The system is designed for online learning, allowing the robot's affective perception and behavioral strategies to adapt over the course of interactions with specific individuals and groups.
Proposed Evaluation Protocol
The development and validation of the proposed framework involve a multi-stage evaluation process:
Offline Evaluation: Utilizing simulations, pre-recorded datasets (including the human UNO gameplay videos), and the iCub simulator (e.g., Gazebo) for initial development, parameter tuning, and optimization of the models and learning algorithms. Objective metrics such as emotion recognition accuracy, concordance correlation coefficient against human annotations, processing latency, and RL convergence rates will be employed.
Real-World Evaluation: Conducting HRI experiments with the physical iCub robot interacting with groups of human participants over multiple UNO game sessions. This phase assesses the framework's real-time performance, adaptability, and robustness in a realistic setting. Evaluation will combine objective measures (game outcomes, robot response times, physiological data if available) with subjective measures collected via established HRI questionnaires, such as Asch's personality impression scale and the Godspeed questionnaire series, to gauge perceived robot personality, anthropomorphism, animacy, likeability, and perceived intelligence.

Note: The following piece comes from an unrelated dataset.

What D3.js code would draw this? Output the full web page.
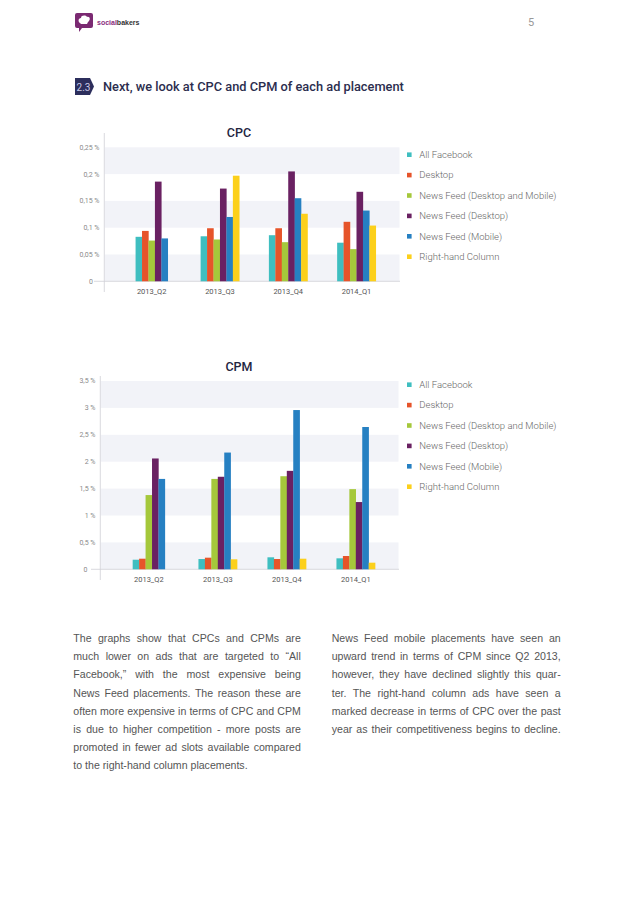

This comprehensive evaluation aims to assess the framework's effectiveness in achieving the target behaviors (winning, engagement, human-like play) and its impact on the quality of the human-robot interaction.
In conclusion, this paper proposes a detailed research plan integrating advanced techniques in affective computing, multimodal interaction, and reinforcement learning to develop a robot capable of learning socially appropriate behaviors within a complex, dynamic multi-party HRI scenario. The focus is on creating adaptive, context-aware responses that consider both strategic and social dimensions of the interaction, paving the way for more nuanced and acceptable social robots.